Das Fazit (343–350) präsentiert die wesentlichen Ergebnisse in konziser Form; womöglich hätte man noch auf weitere Implikationen eingehen können. Diese betreffen insbesondere die Wechselwirkungen zwischen römischer Politik und jüdischer Identitätsbildung, die vor allem M. Goodman in mehreren Studien angedeutet hat. Wenn W. die flavische Judenpolitik als eher opportunistisch denn judenfeindlich zusammenfasst, da man trotz steuerlicher Repressionen das Leben nach jüdischen Traditionen gestattete (346), scheint die Relevanz solcher Fragen kurz auf: Banal gesagt brauchte man, um eine Judensteuer einziehen zu können, Juden; Repression und Toleranz sind insofern zwei Seiten derselben Medaille.
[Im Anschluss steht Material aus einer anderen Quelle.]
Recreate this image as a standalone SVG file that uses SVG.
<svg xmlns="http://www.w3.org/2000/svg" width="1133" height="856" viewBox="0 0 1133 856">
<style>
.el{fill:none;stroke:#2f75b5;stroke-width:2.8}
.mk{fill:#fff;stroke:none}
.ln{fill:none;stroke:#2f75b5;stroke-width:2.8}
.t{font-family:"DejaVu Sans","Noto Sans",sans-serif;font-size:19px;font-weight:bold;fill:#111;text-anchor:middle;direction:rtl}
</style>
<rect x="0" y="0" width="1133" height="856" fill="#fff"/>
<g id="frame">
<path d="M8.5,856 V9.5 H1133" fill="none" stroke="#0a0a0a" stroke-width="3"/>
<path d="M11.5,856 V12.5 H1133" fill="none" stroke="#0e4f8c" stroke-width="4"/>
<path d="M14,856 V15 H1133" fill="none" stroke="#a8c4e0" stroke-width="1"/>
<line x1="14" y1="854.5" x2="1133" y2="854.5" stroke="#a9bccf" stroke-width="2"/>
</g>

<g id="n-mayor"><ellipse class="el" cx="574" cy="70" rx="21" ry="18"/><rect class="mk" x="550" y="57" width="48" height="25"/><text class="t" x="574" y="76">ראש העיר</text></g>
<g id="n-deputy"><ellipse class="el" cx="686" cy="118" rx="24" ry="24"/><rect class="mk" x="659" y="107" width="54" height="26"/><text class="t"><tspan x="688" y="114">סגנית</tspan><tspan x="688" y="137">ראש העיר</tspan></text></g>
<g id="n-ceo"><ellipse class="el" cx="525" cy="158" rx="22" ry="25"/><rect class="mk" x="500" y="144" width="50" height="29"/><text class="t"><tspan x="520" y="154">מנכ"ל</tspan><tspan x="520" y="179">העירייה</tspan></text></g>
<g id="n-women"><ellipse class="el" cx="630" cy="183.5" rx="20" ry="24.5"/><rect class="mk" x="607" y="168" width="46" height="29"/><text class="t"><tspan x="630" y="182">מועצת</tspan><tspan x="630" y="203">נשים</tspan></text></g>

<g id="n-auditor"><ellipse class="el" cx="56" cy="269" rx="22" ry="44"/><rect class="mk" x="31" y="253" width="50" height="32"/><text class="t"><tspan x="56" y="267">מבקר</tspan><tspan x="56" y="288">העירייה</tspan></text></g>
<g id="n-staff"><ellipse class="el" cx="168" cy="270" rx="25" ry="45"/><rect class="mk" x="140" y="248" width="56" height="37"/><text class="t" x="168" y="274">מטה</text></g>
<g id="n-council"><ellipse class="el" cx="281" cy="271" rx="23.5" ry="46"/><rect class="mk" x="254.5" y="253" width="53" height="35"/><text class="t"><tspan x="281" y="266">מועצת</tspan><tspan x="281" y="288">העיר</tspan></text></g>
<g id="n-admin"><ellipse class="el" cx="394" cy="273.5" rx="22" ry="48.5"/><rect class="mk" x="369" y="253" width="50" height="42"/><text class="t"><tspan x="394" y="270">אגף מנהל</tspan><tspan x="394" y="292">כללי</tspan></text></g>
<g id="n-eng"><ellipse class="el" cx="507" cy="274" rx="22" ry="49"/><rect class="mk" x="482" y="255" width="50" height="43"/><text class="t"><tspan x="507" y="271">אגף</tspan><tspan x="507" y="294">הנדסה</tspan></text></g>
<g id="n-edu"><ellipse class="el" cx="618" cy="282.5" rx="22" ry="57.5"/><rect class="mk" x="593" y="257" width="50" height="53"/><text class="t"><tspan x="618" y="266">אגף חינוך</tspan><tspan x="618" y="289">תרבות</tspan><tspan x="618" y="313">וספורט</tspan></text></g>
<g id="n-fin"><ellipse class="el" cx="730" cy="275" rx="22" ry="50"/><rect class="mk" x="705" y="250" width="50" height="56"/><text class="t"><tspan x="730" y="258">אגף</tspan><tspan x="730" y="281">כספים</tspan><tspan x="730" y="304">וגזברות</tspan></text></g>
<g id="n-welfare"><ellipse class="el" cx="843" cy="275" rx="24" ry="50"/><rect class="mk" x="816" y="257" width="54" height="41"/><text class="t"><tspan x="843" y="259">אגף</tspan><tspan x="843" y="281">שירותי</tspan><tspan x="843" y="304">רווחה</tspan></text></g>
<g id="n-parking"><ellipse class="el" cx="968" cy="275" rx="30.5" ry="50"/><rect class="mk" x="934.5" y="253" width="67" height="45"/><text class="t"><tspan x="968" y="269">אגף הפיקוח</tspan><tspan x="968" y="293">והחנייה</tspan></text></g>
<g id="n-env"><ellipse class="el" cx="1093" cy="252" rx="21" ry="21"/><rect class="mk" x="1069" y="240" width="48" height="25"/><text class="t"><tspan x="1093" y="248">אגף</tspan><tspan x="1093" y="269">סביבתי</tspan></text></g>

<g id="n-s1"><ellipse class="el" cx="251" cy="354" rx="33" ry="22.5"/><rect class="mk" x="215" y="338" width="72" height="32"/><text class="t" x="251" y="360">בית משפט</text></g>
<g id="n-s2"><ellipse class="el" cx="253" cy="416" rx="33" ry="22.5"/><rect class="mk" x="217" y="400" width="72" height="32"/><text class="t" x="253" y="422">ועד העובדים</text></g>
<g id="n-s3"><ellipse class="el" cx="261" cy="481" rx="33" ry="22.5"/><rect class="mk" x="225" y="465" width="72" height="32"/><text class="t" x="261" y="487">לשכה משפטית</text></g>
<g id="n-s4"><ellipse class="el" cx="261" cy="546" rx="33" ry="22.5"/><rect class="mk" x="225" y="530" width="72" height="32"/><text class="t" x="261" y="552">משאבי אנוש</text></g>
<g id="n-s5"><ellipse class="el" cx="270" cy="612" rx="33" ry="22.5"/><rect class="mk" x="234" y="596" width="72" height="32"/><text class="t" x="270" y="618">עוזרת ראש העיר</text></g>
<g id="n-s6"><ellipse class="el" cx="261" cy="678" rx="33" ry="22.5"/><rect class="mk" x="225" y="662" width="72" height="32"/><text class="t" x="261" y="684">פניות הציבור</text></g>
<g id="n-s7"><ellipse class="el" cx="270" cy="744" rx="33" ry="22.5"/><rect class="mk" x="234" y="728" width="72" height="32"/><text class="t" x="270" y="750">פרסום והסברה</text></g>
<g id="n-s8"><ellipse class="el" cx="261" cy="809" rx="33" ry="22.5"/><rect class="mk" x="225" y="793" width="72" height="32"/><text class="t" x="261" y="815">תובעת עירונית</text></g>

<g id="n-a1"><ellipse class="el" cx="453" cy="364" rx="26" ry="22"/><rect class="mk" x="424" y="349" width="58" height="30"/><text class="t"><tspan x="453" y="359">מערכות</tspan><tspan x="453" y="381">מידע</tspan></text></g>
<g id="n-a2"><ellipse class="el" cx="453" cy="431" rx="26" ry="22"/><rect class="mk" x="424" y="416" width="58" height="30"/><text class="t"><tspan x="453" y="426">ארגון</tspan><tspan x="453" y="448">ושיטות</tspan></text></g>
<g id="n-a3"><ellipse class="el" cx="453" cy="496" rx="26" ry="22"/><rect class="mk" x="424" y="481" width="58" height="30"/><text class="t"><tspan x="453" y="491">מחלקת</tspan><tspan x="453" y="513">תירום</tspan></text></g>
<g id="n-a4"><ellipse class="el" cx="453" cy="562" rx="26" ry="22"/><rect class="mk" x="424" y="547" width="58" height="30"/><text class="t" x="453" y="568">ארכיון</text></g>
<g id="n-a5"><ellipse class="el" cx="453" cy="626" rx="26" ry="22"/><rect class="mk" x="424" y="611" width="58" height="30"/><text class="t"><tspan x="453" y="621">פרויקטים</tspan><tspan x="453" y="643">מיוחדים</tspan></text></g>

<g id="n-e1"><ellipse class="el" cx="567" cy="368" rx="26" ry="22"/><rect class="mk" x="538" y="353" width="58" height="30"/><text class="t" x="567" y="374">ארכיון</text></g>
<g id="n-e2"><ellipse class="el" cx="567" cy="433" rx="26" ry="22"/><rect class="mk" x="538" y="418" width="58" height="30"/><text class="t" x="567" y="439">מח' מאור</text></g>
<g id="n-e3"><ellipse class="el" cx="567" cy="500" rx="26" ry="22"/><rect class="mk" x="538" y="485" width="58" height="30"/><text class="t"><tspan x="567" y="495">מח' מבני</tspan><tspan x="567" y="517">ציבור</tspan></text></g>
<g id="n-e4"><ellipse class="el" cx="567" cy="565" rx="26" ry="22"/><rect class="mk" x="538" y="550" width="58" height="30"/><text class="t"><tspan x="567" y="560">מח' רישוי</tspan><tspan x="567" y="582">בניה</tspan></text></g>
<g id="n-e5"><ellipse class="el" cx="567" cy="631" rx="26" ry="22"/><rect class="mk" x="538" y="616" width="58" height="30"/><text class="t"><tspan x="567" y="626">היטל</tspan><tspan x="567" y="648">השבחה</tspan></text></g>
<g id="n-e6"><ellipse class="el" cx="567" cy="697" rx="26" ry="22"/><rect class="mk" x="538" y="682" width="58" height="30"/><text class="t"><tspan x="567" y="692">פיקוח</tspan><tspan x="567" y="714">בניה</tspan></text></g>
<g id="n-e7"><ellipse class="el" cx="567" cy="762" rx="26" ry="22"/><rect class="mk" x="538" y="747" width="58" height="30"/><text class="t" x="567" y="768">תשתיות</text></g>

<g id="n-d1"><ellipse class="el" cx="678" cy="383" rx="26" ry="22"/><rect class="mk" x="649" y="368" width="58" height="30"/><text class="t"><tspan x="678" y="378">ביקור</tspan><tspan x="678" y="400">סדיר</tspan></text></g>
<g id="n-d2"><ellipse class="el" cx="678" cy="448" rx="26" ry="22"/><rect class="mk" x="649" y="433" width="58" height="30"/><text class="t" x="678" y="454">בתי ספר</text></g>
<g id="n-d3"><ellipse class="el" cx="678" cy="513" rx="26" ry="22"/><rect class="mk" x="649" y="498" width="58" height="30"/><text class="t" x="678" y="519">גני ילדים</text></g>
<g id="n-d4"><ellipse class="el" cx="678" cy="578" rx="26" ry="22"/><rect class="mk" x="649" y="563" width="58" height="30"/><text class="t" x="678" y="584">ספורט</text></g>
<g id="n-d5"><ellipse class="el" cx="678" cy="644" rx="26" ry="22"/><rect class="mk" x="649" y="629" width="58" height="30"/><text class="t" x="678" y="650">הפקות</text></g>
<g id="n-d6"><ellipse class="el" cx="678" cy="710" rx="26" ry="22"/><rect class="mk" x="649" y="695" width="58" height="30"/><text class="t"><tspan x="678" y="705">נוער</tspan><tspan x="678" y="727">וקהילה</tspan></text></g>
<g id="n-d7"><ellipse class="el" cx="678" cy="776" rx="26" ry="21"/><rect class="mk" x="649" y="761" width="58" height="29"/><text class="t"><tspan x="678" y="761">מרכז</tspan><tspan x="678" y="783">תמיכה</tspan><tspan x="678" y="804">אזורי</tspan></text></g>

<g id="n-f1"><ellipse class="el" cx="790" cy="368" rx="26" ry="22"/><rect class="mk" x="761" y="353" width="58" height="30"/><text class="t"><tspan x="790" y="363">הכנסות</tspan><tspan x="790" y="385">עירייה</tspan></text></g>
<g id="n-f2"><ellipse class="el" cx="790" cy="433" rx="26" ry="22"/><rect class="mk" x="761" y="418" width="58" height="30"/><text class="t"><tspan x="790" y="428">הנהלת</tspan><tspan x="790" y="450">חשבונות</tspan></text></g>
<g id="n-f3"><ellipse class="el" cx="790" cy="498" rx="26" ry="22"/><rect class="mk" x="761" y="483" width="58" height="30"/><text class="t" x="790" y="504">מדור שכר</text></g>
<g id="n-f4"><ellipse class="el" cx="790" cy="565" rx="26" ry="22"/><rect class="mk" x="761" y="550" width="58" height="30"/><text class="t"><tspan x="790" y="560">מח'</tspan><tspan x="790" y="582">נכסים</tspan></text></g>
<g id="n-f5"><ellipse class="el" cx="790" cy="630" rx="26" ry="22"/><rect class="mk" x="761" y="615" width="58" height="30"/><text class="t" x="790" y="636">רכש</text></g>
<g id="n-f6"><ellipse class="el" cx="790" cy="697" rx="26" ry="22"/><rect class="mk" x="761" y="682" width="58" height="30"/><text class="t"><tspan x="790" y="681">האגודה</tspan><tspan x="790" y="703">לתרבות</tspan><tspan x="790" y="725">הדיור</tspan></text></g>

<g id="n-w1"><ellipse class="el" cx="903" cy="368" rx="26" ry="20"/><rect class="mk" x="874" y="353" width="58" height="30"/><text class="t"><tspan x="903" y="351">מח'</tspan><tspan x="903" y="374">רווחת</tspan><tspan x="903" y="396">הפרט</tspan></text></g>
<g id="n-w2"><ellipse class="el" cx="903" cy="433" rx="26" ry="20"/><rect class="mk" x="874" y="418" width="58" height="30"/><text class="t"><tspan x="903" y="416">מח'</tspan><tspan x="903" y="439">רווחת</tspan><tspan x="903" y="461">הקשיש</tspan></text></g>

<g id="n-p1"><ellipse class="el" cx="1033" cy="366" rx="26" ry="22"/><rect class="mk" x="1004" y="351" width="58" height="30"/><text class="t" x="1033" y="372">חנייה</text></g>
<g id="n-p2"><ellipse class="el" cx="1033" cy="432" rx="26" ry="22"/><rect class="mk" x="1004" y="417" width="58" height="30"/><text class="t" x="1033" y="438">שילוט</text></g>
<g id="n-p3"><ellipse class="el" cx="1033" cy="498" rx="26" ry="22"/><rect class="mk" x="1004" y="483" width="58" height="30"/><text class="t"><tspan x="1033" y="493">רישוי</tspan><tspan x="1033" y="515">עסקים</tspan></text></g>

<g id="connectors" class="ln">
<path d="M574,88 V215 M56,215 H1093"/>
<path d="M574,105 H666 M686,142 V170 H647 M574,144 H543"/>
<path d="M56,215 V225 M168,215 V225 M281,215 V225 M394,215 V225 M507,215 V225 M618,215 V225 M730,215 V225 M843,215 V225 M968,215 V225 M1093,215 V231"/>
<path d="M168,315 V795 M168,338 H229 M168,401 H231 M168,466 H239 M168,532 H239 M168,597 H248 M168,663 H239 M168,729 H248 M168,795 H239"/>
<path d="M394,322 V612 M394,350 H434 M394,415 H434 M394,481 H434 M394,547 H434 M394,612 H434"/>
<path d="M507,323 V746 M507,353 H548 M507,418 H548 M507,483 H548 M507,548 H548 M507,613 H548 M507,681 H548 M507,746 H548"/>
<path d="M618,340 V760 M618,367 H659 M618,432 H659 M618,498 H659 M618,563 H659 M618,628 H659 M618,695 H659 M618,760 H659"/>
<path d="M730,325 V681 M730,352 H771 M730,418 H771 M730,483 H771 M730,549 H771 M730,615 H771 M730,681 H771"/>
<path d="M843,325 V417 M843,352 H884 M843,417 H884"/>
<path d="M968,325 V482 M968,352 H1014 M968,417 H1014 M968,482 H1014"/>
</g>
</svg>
Die sich hier ergebenden Identitätsfragen (etwa auch im Verhältnis zum Christentum) werden von W. nicht mehr erfasst, gehören aber wohl auch in eine andere Forschungstradition als diejenige, in die sich W. mit seiner primär ereignis- und politik-geschichtlich orientierten Herangehensweise stellt. W. hat eine äußerst sorgfältige und in ihren Ergebnissen überzeugende Arbeit vorgelegt, die vor allem durch ihren systematischen Aufbau und ihre Verlässlichkeit im Detail besticht. Auf einem vielbeforschten Gebiet wird W.s auch durch Indizes gut erschlossenes Buch sicherlich zu einer wichtigen Referenz für Forschung und Lehre werden.